Essay: Yu Hua - Lu Xun
Every great author needs great readers, and for Lu Xun to have such an influential reader as Mao Zedong may have been his good fortune, or it may have been his bad luck. During the cultural revolution Lu Xun changed from an author's name to a fashionable political catchphrase, and the man's scintillating and incisive works were submerged under a layer of dogmatic readings. In that era, people constantly had "Mr. Lu Xun says" on their lips, in such a familiar turn that you might have thought all Chinese were distantly related to Lucian, but very few of them understood him as Mao had. And so, although Lu Xun's reputation reached its pinnacle during the Cultural Revolution, true readers of his work were few and far between. "Mr.
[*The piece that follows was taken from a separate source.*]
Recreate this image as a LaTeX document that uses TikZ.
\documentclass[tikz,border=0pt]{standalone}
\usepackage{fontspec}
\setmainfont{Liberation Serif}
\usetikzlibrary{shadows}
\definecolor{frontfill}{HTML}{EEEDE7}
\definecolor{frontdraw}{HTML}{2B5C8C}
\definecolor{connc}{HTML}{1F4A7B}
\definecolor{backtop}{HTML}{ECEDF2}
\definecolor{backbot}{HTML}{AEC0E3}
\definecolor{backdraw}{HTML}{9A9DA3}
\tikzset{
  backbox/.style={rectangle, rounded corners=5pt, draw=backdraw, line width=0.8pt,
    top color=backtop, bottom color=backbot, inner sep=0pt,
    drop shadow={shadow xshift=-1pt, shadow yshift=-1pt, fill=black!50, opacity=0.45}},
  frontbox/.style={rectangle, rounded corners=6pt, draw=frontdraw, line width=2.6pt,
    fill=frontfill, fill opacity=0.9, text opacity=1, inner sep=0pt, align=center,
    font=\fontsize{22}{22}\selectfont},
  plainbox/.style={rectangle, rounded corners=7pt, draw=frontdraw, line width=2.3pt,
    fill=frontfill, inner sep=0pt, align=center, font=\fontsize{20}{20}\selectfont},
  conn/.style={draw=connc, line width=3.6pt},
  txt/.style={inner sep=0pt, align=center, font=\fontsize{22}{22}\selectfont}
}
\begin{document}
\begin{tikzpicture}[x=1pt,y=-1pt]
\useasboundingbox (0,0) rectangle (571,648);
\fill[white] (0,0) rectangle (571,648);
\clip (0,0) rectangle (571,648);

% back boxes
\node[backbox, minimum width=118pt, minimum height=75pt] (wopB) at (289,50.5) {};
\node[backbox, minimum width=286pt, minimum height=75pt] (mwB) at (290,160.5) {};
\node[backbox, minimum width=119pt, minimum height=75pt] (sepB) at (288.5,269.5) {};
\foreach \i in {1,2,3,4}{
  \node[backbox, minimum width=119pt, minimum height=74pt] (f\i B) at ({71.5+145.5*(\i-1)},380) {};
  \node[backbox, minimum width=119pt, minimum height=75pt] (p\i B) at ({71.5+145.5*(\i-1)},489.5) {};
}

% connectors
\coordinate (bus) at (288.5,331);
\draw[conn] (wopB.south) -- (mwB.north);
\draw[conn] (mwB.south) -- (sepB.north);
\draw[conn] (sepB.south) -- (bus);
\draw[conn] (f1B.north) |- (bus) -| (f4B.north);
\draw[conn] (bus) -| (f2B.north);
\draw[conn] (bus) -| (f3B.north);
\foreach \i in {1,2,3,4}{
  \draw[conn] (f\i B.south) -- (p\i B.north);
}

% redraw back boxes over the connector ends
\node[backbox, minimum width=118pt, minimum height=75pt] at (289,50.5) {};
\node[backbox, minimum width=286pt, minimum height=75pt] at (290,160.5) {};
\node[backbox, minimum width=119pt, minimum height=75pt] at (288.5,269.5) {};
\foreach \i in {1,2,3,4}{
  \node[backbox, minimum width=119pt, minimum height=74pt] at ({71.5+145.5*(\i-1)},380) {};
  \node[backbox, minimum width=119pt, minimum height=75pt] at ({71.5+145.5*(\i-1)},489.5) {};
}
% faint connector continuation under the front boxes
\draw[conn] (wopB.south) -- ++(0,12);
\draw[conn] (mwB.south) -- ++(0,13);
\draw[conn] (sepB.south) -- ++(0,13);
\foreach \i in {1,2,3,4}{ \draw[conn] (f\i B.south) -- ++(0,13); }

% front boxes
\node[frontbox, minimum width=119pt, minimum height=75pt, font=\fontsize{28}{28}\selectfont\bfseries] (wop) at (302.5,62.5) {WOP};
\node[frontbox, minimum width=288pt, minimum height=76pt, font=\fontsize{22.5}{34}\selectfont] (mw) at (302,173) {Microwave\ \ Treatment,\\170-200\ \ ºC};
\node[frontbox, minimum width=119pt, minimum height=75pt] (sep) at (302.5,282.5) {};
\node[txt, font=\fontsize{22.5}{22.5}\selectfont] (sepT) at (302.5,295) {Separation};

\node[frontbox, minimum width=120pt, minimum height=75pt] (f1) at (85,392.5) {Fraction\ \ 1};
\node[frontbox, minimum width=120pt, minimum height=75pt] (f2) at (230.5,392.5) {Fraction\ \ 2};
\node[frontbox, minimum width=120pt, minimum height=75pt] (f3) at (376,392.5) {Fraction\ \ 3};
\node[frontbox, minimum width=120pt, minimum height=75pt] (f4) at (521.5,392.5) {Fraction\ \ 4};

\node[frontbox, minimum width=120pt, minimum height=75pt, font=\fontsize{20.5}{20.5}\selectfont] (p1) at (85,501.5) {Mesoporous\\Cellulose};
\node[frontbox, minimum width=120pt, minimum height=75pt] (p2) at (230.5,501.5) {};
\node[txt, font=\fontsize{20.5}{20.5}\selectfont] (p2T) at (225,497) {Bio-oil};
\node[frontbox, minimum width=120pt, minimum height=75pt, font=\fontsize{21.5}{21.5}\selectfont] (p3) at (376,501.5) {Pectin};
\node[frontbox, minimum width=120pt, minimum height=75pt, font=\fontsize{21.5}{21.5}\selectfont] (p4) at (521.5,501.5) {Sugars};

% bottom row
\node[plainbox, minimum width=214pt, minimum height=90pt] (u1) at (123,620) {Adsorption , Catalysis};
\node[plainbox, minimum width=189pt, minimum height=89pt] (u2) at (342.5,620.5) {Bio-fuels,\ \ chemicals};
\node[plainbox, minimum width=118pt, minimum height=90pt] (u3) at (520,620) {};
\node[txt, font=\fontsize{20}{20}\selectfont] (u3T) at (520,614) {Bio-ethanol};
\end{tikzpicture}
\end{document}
Lu Xun says" was really just a way of jumping on the bandwagon.
Yu Hua talks about the impact of Lu Xun on modern China through a series of autobiographic anecdotes which do a great job at clearly stating both his importance, and how a culture's reading of an author changes through time; Lu Xun soon being rejected as didactic and overrated following the cultural revolution, but only recently being reread and held up again as a great craftsman of fiction.
The fate of Lu Xun in China— going from being an author to being a catchphrase and then back again—reflects the fate of China itself, and in Lu Xun we can trace the zigzags of history and detect the imprints of our social upheavals.